Navigating Rising Mortgage Repayments: What Homeowners Need to Know
Nearly 46% of last year’s new home loans were fixed, amounting to roughly $500 billion in total. With many homeowners set to transition off fixed rates in mid-to-late 2023, repayments could surge by as much as 45%.
For instance, consider a homeowner with a $1,000,000 loan fixed in July 2021 at an average two-year rate of 2%—common among Australia’s Big Four banks. Under a standard principal-and-interest package with 30 years remaining, the current weekly repayment is approximately $924. However, once the fixed rate ends in July 2023 and, assuming an average revert rate of 6% (based on current cash rate forecasts), the weekly repayment could jump to about $1,499. This represents an increase of roughly $575 per week.
Key Factors to Consider
- Stricter APRA Stress Tests:
 With the anticipated rise in mortgage rates, the Australian Prudential Regulation Authority (APRA) has introduced more rigorous stress tests. Applicants now must prove they can manage monthly repayments at rates 3% higher than their current ones. This measure is designed to ensure borrowers are prepared for potential future rate hikes.
 
- Rising Loan-to-Value Ratios (LVR):
 As property values decline, the LVR can increase, complicating efforts to refinance.
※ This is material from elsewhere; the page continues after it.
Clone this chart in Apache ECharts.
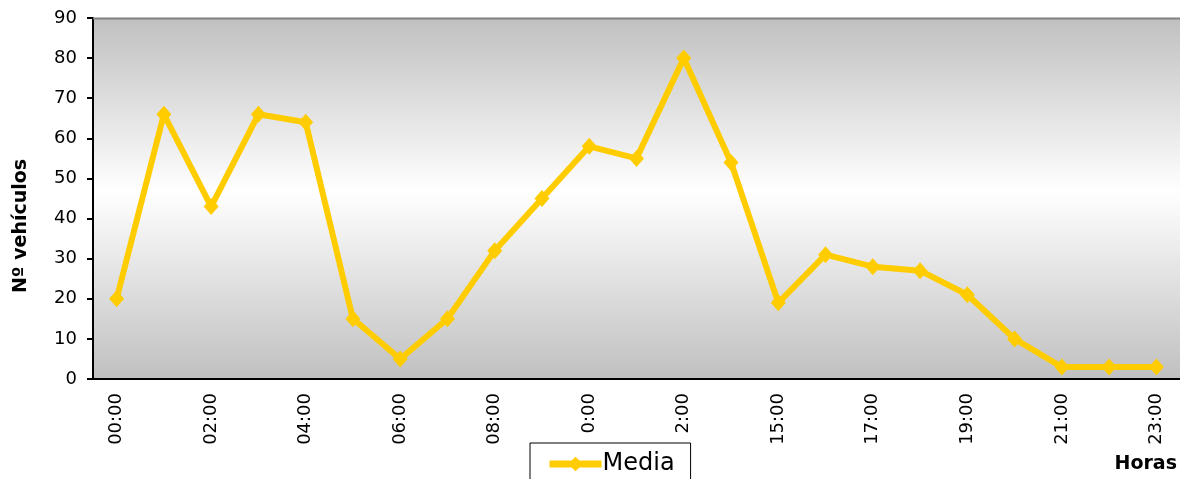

Homeowners may face additional hurdles if their equity shrinks, limiting refinancing options and potentially exposing them to further financial strain.
 
What This Means for Homeowners
The current market conditions suggest that many homeowners might experience significant financial pressure once their fixed rates expire. While real estate is traditionally seen as a pathway to wealth, recent trends indicate that rising interest rates and lower property values could disrupt this model.
Expert Advice:
For those concerned about the escalating repayments, it may be wise to assess your financial situation sooner rather than later. Consulting with a financial advisor can help you explore refinancing options or strategies to mitigate the impact of these increases. In some cases, selling the property with the guidance of an experienced real estate agent might be a prudent decision if market conditions continue to evolve unfavorably.
Staying informed and proactive is key in navigating these changes, ensuring you can make the best decisions for your financial future.